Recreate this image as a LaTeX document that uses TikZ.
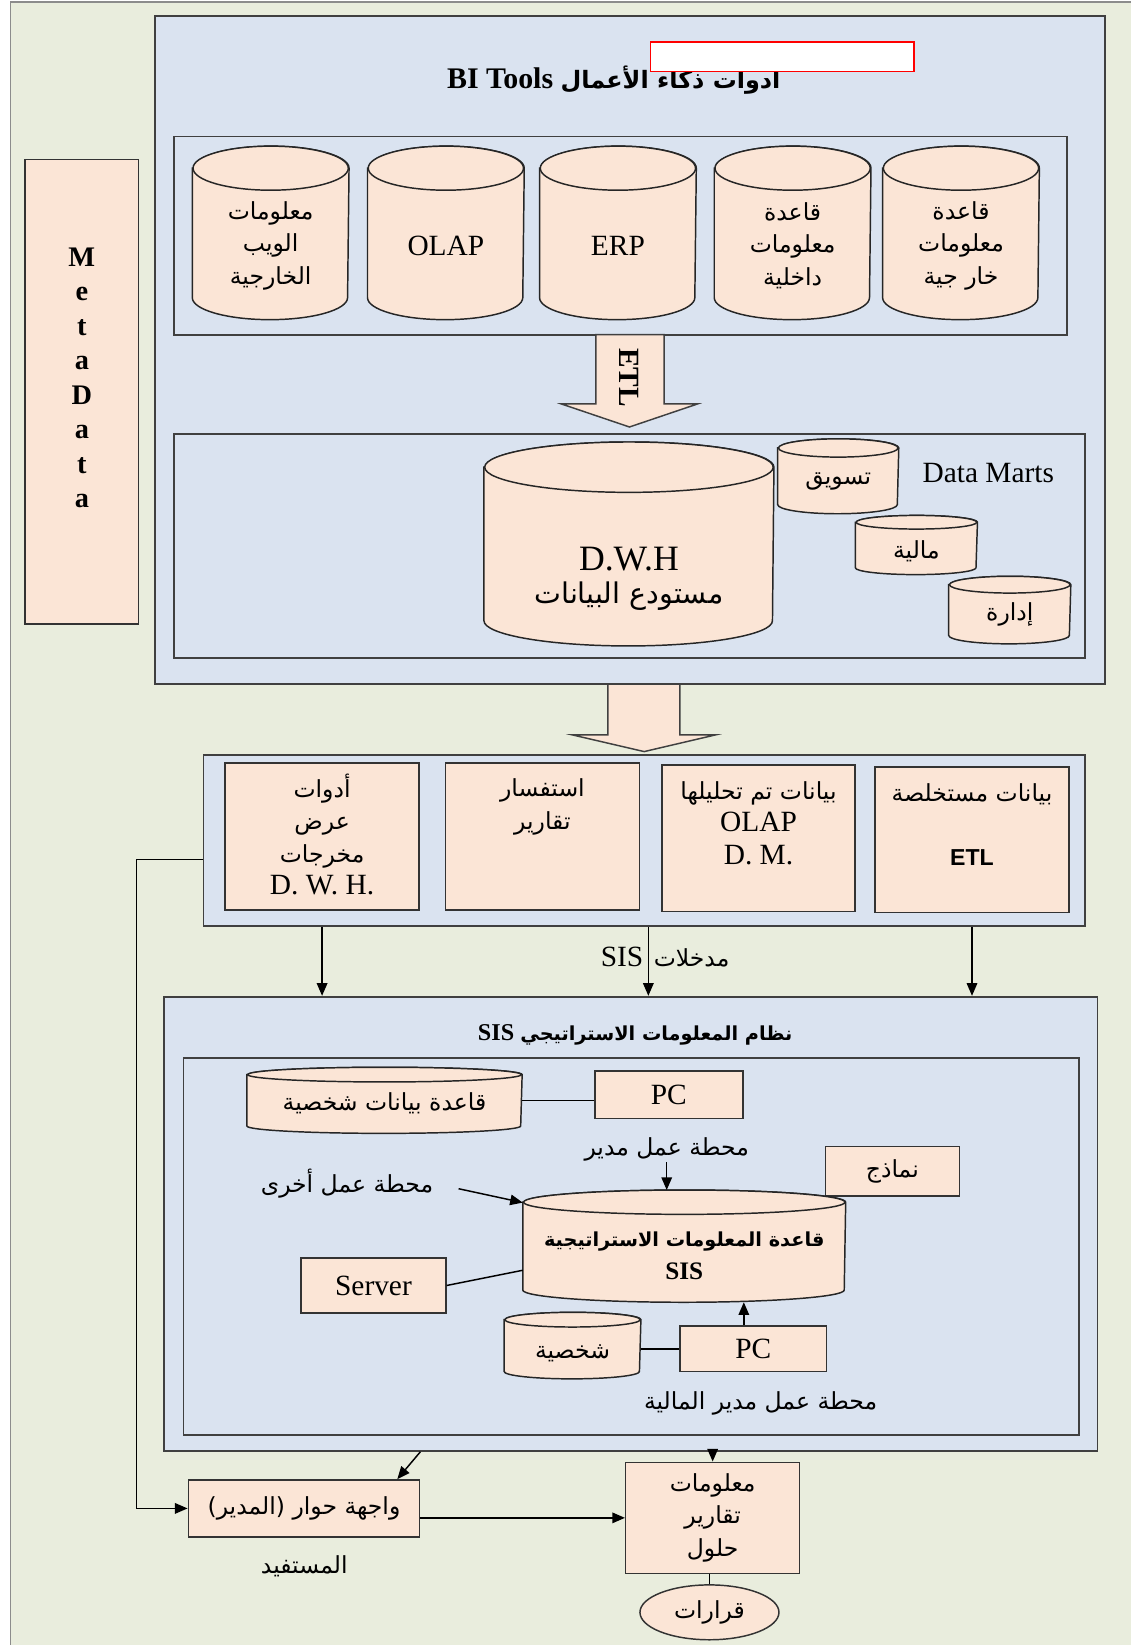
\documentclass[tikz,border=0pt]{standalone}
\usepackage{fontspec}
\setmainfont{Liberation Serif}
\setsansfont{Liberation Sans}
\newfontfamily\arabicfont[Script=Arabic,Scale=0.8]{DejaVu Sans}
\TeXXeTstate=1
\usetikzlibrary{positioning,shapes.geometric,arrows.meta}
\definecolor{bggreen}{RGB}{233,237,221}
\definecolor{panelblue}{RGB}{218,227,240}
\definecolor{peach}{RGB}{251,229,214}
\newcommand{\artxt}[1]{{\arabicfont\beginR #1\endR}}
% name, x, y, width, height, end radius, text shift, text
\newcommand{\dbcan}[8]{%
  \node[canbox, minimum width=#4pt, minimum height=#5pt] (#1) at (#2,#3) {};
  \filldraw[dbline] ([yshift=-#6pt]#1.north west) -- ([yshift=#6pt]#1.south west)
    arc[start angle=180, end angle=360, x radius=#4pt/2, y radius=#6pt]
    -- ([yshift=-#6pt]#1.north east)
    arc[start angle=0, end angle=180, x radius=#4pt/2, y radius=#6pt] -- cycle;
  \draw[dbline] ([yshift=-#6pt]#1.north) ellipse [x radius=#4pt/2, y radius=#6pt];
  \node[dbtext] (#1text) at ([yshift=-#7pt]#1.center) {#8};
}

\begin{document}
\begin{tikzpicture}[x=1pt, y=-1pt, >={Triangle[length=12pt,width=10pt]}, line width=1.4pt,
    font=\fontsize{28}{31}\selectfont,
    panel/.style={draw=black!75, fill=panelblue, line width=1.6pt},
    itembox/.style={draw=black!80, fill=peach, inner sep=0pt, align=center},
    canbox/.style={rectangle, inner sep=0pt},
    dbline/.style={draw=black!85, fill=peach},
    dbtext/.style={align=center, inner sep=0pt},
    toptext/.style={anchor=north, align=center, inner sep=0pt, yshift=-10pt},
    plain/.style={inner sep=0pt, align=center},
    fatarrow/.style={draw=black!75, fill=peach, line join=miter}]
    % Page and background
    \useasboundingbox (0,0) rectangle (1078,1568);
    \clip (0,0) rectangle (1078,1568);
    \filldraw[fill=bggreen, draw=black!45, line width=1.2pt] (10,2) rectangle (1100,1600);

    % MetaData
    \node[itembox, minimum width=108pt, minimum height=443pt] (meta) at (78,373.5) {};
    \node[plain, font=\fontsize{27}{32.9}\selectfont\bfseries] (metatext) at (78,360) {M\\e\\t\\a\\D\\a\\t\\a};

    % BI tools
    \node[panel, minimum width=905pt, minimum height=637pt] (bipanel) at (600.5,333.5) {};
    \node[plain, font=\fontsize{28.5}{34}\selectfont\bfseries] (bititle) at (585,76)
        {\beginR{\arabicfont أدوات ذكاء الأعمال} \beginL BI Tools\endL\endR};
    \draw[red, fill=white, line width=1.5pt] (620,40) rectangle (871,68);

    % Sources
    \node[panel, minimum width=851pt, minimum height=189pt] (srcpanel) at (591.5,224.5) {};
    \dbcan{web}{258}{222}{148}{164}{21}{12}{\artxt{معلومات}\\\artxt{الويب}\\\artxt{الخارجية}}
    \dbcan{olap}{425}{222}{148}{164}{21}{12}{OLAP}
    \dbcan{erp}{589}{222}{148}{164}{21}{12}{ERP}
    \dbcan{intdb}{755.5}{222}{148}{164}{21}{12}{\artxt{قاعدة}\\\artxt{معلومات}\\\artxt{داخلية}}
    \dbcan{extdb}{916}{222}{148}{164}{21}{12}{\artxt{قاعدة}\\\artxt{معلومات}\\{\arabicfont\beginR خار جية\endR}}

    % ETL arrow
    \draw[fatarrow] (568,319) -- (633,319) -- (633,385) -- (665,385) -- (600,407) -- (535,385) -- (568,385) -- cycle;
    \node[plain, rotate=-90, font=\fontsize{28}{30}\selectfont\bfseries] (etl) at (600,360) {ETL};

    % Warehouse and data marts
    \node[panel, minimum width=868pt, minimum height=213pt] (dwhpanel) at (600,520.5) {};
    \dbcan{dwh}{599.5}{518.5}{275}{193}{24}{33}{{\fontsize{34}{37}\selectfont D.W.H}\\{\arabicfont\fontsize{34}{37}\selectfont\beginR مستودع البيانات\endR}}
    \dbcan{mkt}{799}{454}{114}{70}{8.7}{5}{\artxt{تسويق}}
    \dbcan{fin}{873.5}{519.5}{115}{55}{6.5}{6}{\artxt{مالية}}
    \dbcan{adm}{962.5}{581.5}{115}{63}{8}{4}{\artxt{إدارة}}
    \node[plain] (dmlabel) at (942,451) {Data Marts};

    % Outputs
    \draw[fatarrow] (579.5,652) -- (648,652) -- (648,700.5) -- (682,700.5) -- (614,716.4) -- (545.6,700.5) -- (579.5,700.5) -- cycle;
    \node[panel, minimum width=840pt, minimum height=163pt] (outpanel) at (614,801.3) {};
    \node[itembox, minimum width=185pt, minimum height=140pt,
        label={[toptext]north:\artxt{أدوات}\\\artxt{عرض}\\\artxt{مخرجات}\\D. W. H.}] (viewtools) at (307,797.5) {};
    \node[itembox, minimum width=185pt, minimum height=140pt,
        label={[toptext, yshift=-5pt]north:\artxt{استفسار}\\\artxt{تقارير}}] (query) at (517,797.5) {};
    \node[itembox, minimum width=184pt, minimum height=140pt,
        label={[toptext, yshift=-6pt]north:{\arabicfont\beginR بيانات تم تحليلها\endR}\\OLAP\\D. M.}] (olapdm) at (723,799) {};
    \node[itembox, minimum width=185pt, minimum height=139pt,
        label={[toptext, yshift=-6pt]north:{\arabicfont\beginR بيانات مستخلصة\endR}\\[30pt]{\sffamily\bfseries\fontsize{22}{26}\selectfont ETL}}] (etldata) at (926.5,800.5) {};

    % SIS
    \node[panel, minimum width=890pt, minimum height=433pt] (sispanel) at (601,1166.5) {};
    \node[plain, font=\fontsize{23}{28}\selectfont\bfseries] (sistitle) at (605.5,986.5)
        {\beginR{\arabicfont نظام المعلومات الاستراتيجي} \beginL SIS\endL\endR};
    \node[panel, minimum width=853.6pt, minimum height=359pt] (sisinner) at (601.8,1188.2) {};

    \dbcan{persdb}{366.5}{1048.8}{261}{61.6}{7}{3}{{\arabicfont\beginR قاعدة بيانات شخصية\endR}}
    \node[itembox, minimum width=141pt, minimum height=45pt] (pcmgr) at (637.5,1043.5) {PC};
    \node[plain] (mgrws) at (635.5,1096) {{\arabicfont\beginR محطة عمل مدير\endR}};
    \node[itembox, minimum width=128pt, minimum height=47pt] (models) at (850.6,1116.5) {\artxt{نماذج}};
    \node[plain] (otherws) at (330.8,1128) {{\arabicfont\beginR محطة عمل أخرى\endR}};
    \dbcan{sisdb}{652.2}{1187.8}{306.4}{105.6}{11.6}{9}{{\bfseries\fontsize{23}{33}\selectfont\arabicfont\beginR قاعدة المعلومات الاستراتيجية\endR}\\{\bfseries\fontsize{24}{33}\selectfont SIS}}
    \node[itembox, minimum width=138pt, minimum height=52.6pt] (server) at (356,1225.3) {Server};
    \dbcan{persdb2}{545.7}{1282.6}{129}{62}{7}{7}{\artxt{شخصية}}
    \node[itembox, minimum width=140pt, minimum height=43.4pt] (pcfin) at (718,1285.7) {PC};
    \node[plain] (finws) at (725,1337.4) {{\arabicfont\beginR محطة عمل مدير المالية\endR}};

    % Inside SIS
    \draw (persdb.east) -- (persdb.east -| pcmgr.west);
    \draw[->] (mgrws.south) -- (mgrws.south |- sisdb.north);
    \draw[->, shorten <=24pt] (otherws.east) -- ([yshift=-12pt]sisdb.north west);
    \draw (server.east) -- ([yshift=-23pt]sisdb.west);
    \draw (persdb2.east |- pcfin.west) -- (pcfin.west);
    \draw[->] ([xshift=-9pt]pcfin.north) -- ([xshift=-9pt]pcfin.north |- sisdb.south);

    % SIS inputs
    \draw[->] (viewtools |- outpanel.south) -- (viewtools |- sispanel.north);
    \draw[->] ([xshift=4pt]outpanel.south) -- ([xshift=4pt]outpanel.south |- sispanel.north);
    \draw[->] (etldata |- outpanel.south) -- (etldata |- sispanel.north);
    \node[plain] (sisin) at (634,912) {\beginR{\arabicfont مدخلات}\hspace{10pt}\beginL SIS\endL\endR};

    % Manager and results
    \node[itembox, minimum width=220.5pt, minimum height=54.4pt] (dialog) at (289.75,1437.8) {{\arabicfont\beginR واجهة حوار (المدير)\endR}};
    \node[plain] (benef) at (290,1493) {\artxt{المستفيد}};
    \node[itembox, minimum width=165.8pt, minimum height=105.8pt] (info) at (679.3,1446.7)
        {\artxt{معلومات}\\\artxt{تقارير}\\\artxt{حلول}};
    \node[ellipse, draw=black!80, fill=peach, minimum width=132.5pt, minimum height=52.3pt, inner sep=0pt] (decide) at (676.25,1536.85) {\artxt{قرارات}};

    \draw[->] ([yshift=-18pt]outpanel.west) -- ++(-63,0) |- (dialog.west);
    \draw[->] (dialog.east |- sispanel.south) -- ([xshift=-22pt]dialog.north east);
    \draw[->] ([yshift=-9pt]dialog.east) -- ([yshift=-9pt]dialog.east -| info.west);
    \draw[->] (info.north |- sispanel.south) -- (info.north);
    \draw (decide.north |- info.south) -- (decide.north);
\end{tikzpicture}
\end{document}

◆ EXERCISE
Skip the pictures, please, and transcribe only the lines from the beginning of the material through the one that contains "(metatext) at (78,360)".

◆ WRITTEN RESPONSE
Recreate this image as a LaTeX document that uses TikZ.
\documentclass[tikz,border=0pt]{standalone}
\usepackage{fontspec}
\setmainfont{Liberation Serif}
\setsansfont{Liberation Sans}
\newfontfamily\arabicfont[Script=Arabic,Scale=0.8]{DejaVu Sans}
\TeXXeTstate=1
\usetikzlibrary{positioning,shapes.geometric,arrows.meta}
\definecolor{bggreen}{RGB}{233,237,221}
\definecolor{panelblue}{RGB}{218,227,240}
\definecolor{peach}{RGB}{251,229,214}
\newcommand{\artxt}[1]{{\arabicfont\beginR #1\endR}}
% name, x, y, width, height, end radius, text shift, text
\newcommand{\dbcan}[8]{%
  \node[canbox, minimum width=#4pt, minimum height=#5pt] (#1) at (#2,#3) {};
  \filldraw[dbline] ([yshift=-#6pt]#1.north west) -- ([yshift=#6pt]#1.south west)
    arc[start angle=180, end angle=360, x radius=#4pt/2, y radius=#6pt]
    -- ([yshift=-#6pt]#1.north east)
    arc[start angle=0, end angle=180, x radius=#4pt/2, y radius=#6pt] -- cycle;
  \draw[dbline] ([yshift=-#6pt]#1.north) ellipse [x radius=#4pt/2, y radius=#6pt];
  \node[dbtext] (#1text) at ([yshift=-#7pt]#1.center) {#8};
}

\begin{document}
\begin{tikzpicture}[x=1pt, y=-1pt, >={Triangle[length=12pt,width=10pt]}, line width=1.4pt,
    font=\fontsize{28}{31}\selectfont,
    panel/.style={draw=black!75, fill=panelblue, line width=1.6pt},
    itembox/.style={draw=black!80, fill=peach, inner sep=0pt, align=center},
    canbox/.style={rectangle, inner sep=0pt},
    dbline/.style={draw=black!85, fill=peach},
    dbtext/.style={align=center, inner sep=0pt},
    toptext/.style={anchor=north, align=center, inner sep=0pt, yshift=-10pt},
    plain/.style={inner sep=0pt, align=center},
    fatarrow/.style={draw=black!75, fill=peach, line join=miter}]
    % Page and background
    \useasboundingbox (0,0) rectangle (1078,1568);
    \clip (0,0) rectangle (1078,1568);
    \filldraw[fill=bggreen, draw=black!45, line width=1.2pt] (10,2) rectangle (1100,1600);

    % MetaData
    \node[itembox, minimum width=108pt, minimum height=443pt] (meta) at (78,373.5) {};
    \node[plain, font=\fontsize{27}{32.9}\selectfont\bfseries] (metatext) at (78,360) {M\\e\\t\\a\\D\\a\\t\\a};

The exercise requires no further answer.